The truth is more nuanced. Japan has built a culture of discipline that doesn’t rely on punitive measures like detention. Instead, it’s woven into the fabric of daily school life, social expectations, and even the physical environment.
The Power of Routine and Responsibility
In Japanese schools, discipline starts long before a student misbehaves. From elementary school onward, children are given real responsibilities. They clean their own classrooms, serve lunch to one another, and take turns being the class leader. This isn’t busywork—it’s a deliberate system that teaches ownership and respect for shared spaces.
When kids clean their school, they learn not to mess it up. When they serve lunch, they learn gratitude and patience. These daily rituals naturally reduce misbehavior because students feel like active participants in their school community, not just rule-followers.
The Role of Kyoiku (Education of the Whole Child)
Japanese education places heavy emphasis on kyoiku—the development of character, not just academic knowledge. Teachers actively teach social skills, empathy, and conflict resolution. Instead of punishing a student who disrupts class, the teacher might take them aside for a quiet conversation. This is not seen as soft; it’s seen as teaching.

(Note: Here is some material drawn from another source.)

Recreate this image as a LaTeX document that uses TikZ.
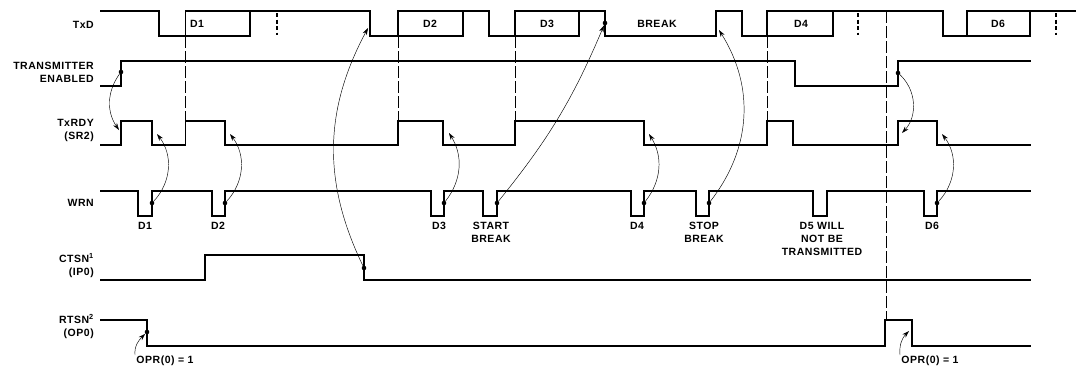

The goal is not to deter bad behavior through fear, but to help children understand why their behavior matters. This proactive approach drastically cuts down on the need for reactive discipline.
Peer Pressure, But the Good Kind
There’s also a strong cultural element of collectivism. Japanese students are highly aware of how their actions reflect on their group—their class, their homeroom, or their club. Letting down the group is a powerful negative feeling. Students often police themselves and each other quietly, not to bully, but to preserve harmony, or wa.
This means a single disruptive student stands out, and that alone is usually enough to encourage self-correction. The school system reinforces this by rarely singling out students for public praise or punishment. The focus is on group success, which naturally discourages solo rule-breaking.
Do Japanese Kids Really Never Misbehave?
Absolutely, they do. Japanese children are normal kids—they talk in class, forget homework, and occasionally break rules. The difference is in the response. Schools rely on gentle corrections, parent communication, and restorative conversations. Detention and suspension are seen as last resorts, used only for severe or repeated issues, not minor classroom disruptions.
This approach works because the entire community—parents, teachers, and neighbors—supports the same standards. There is a consistent cultural message about respect and responsibility both at home and at school. When a teacher corrects a student, that student knows their parents will likely reinforce the lesson, not argue with the school.
What TEFL Teachers Can Learn
If you’re teaching in Japan or simply want to bring some of this wisdom into your own classroom, focus on building a culture of responsibility, not punishment. Start each day with a clear routine, give students real jobs, and take time to teach social skills explicitly. When problems arise, ask questions instead of handing out consequences.
Japanese schools prove that discipline doesn’t have to mean detention. With the right environment, kids can learn to self-regulate, respect others, and thrive.